◆ To do:
Retype word for word the first line of the listing and each line after it up to the line with "const pts = pointLabels.map((l, i)", with the pictures taken out.

◆ Records shown:
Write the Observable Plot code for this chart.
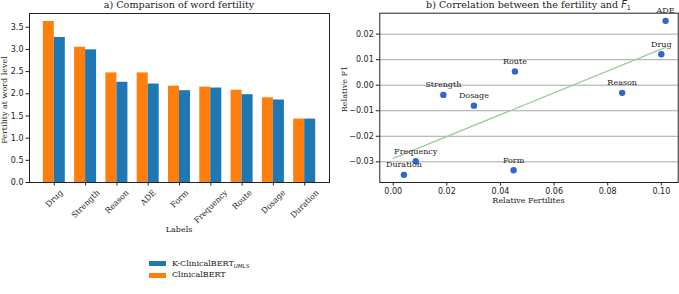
<!DOCTYPE html>
<html><head><meta charset="utf-8">
<script src="https://cdn.jsdelivr.net/npm/d3@7"></script>
<script src="https://cdn.jsdelivr.net/npm/@observablehq/plot@0.6"></script>
<style>
body{margin:0;background:#fff;}
#c{position:relative;width:679px;height:294px;overflow:hidden;font-family:"DejaVu Serif",serif;color:#222;}
.t{position:absolute;white-space:nowrap;line-height:1;transform:translate(-50%,-50%);}
.r{transform:translate(-50%,-50%) rotate(-90deg);}
.p{position:absolute;left:0;top:0;}
.sw{position:absolute;width:17px;height:5.5px;}
.lg{position:absolute;white-space:nowrap;font-size:8px;line-height:1;transform:translateY(-50%);}
</style></head><body><div id="c"></div>
<script>
// ---- panel a data ----
const labels = ["Drug","Strength","Reason","ADE","Form","Frequency","Route","Dosage","Duration"];
const clinicalBERT  = [3.63, 3.05, 2.47, 2.47, 2.17, 2.15, 2.08, 1.91, 1.43];
const kClinicalBERT = [3.27, 2.99, 2.26, 2.22, 2.07, 2.13, 1.98, 1.86, 1.43];
const yTicksA = [0, 0.5, 1, 1.5, 2, 2.5, 3, 3.5];

// ---- panel b data ----
const pointLabels  = ["ADE","Drug","Route","Strength","Dosage","Reason","Frequency","Duration","Form"];
const relFertility = [0.1016, 0.1000, 0.0454, 0.0187, 0.0301, 0.0854, 0.0084, 0.0040, 0.0449];
const relF1        = [0.0252, 0.0121, 0.0054, -0.0038, -0.0080, -0.0030, -0.0298, -0.0351, -0.0333];
const xTicksB = [0, 0.02, 0.04, 0.06, 0.08, 0.10];
const yTicksB = [-0.03, -0.02, -0.01, 0, 0.01, 0.02];

const ORANGE = "#ff7f0e", BLUE = "#1f77b4";
const SERIF = "DejaVu Serif", SANS = "DejaVu Sans";

const barsA = labels.map((l, i) => ({label: l, clinical: clinicalBERT[i], k: kClinicalBERT[i]}));
const pts = pointLabels.map((l, i) => ({label: l, x: relFertility[i], y: relF1[i]}));

// regression line from the points
const mx = d3.mean(pts, d => d.x), my = d3.mean(pts, d => d.y);
const slope = d3.sum(pts, d => (d.x - mx) * (d.y - my)) / d3.sum(pts, d => (d.x - mx) ** 2);
const icpt = my - slope * mx;
const xMax = d3.max(pts, d => d.x);
const reg = [0, xMax].map(x => ({x, y: icpt + slope * x}));

// measure rotated label extents
const ctx = document.createElement("canvas").getContext("2d");
ctx.font = "8px 'DejaVu Serif'";

const c = document.getElementById("c");

const labelMarks = labels.map(l => {
  const w = ctx.measureText(l).width;
  return Plot.text([l], {x: d => d, text: d => d, frameAnchor: "bottom", rotate: -45,
    textAnchor: "middle", lineAnchor: "middle", dy: 6 + (w + 8) * 0.3536,
    fontSize: 8, fontFamily: SERIF, fill: "#222"});
});

const plotA = Plot.plot({
  width: 340, height: 240,
  marginLeft: 29, marginRight: 11, marginTop: 13, marginBottom: 58,
  style: {fontFamily: SANS, fontSize: "8px", color: "#222", background: "transparent", overflow: "visible"},
  x: {domain: labels, paddingInner: 0.297, paddingOuter: 0.441, round: false, axis: null},
  y: {domain: [0, 3.81], axis: null},
  marks: [
    Plot.barY(barsA, {x: "label", y: "clinical", fill: ORANGE, insetRight: 11}),
    Plot.barY(barsA, {x: "label", y: "k", fill: BLUE, insetLeft: 11}),
    Plot.frame({stroke: "#222", strokeWidth: 1}),
    Plot.axisY({ticks: yTicksA, tickFormat: d3.format(".1f"), tickSize: 3.5, tickPadding: 2.5, label: null, fontSize: 8, fontFamily: SANS}),
    Plot.axisX({tickSize: 3.5, tickFormat: () => "", label: null}),
    ...labelMarks
  ]
});
plotA.classList.add("p");
c.appendChild(plotA);

const plotB = Plot.plot({
  width: 339, height: 212,
  marginLeft: 39.3, marginRight: 1.3, marginTop: 12.7, marginBottom: 30,
  style: {fontFamily: SANS, fontSize: "8px", color: "#222", background: "transparent", overflow: "visible"},
  x: {domain: [-0.005, 0.1063], axis: null},
  y: {domain: [-0.0381, 0.0282], axis: null},
  marks: [
    Plot.gridY(yTicksB, {stroke: "#a8a8a8", strokeOpacity: 1, strokeWidth: 1}),
    Plot.line(reg, {x: "x", y: "y", stroke: "#99cc99", strokeWidth: 1.3}),
    Plot.dot(pts, {x: "x", y: "y", r: 3.2, fill: "#3366cc"}),
    Plot.text(pts, {x: "x", y: "y", text: "label", dy: -10, fontSize: 8, fontFamily: SERIF, fill: "#222"}),
    Plot.frame({stroke: "#222", strokeWidth: 1}),
    Plot.axisY({ticks: yTicksB, tickFormat: d3.format(".2f"), tickSize: 3.5, tickPadding: 2.5, label: null, fontSize: 8, fontFamily: SANS}),
    Plot.axisX({ticks: xTicksB, tickFormat: d3.format(".2f"), tickSize: 3.5, tickPadding: 2.5, label: null, fontSize: 8, fontFamily: SANS})
  ]
});
plotB.classList.add("p");
plotB.style.left = "340px";
c.appendChild(plotB);

function addText(html, x, y, size, cls) {
  const d = document.createElement("div");
  d.className = "t" + (cls ? " " + cls : "");
  d.style.left = x + "px"; d.style.top = y + "px"; d.style.fontSize = size + "px";
  d.innerHTML = html;
  c.appendChild(d);
}
addText("a) Comparison of word fertility", 179, 5, 9.6);
addText('b) Correlation between the fertility and <span style="font-family:\'DejaVu Sans\';font-style:italic">F</span><span style="font-family:\'DejaVu Sans\';font-size:6.5px;position:relative;top:2px">1</span>', 528.5, 5, 9.6);
addText("Labels", 179, 230, 8);
addText("Relative Fertilites", 528.5, 201, 8);
addText("Fertility at word level", 5, 100, 8, "r");
addText("Relative F1", 344.5, 89, 8, "r");

// legend
const legendItems = [
  {color: BLUE, html: 'K-ClinicalBERT<span style="font-family:\'DejaVu Sans\';font-style:italic;font-size:5.5px;position:relative;top:2px">UMLS</span>', y: 263.5},
  {color: ORANGE, html: "ClinicalBERT", y: 275.3}
];
legendItems.forEach(it => {
  const s = document.createElement("div");
  s.className = "sw"; s.style.background = it.color;
  s.style.left = "149px"; s.style.top = (it.y - 2.75) + "px";
  c.appendChild(s);
  const t = document.createElement("div");
  t.className = "lg"; t.style.left = "172px"; t.style.top = it.y + "px";
  t.innerHTML = it.html;
  c.appendChild(t);
});
</script>
</body></html>
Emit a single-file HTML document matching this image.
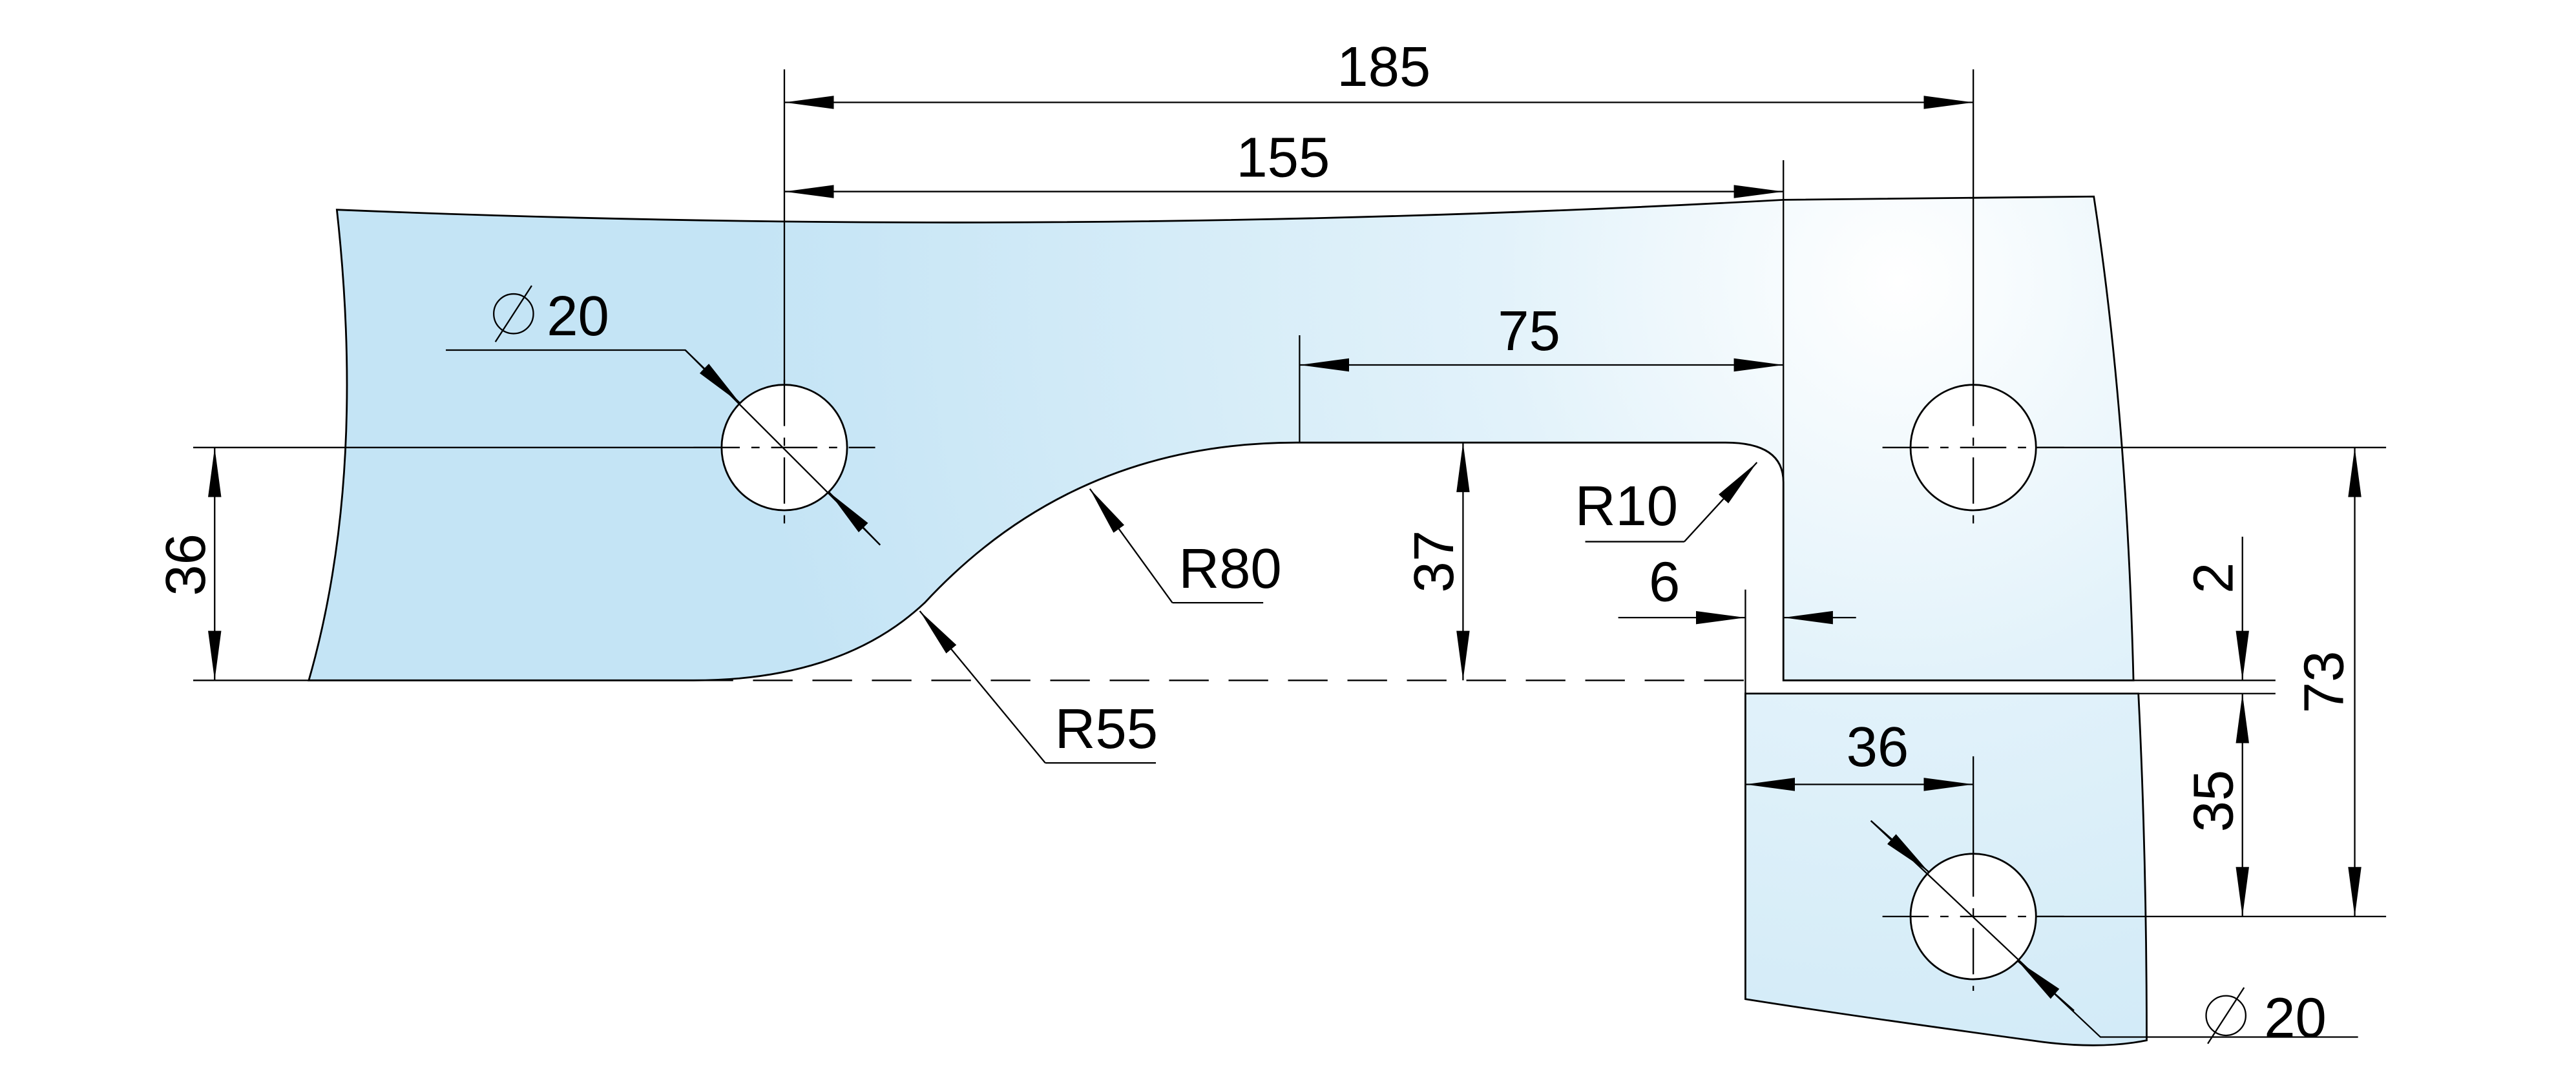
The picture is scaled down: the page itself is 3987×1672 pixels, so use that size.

◆ Written solution:
Write the Observable Plot code for this chart.
<!DOCTYPE html>
<html><head><meta charset="utf-8">
<script src="https://cdn.jsdelivr.net/npm/d3@7"></script>
<script src="https://cdn.jsdelivr.net/npm/@observablehq/plot@0.6"></script>
<style>
body{margin:0;background:#fff;}
#c{position:relative;width:679px;height:294px;overflow:hidden;font-family:"DejaVu Serif",serif;color:#222;}
.t{position:absolute;white-space:nowrap;line-height:1;transform:translate(-50%,-50%);}
.r{transform:translate(-50%,-50%) rotate(-90deg);}
.p{position:absolute;left:0;top:0;}
.sw{position:absolute;width:17px;height:5.5px;}
.lg{position:absolute;white-space:nowrap;font-size:8px;line-height:1;transform:translateY(-50%);}
</style></head><body><div id="c"></div>
<script>
// ---- panel a data ----
const labels = ["Drug","Strength","Reason","ADE","Form","Frequency","Route","Dosage","Duration"];
const clinicalBERT  = [3.63, 3.05, 2.47, 2.47, 2.17, 2.15, 2.08, 1.91, 1.43];
const kClinicalBERT = [3.27, 2.99, 2.26, 2.22, 2.07, 2.13, 1.98, 1.86, 1.43];
const yTicksA = [0, 0.5, 1, 1.5, 2, 2.5, 3, 3.5];

// ---- panel b data ----
const pointLabels  = ["ADE","Drug","Route","Strength","Dosage","Reason","Frequency","Duration","Form"];
const relFertility = [0.1016, 0.1000, 0.0454, 0.0187, 0.0301, 0.0854, 0.0084, 0.0040, 0.0449];
const relF1        = [0.0252, 0.0121, 0.0054, -0.0038, -0.0080, -0.0030, -0.0298, -0.0351, -0.0333];
const xTicksB = [0, 0.02, 0.04, 0.06, 0.08, 0.10];
const yTicksB = [-0.03, -0.02, -0.01, 0, 0.01, 0.02];

const ORANGE = "#ff7f0e", BLUE = "#1f77b4";
const SERIF = "DejaVu Serif", SANS = "DejaVu Sans";

const barsA = labels.map((l, i) => ({label: l, clinical: clinicalBERT[i], k: kClinicalBERT[i]}));
const pts = pointLabels.map((l, i) => ({label: l, x: relFertility[i], y: relF1[i]}));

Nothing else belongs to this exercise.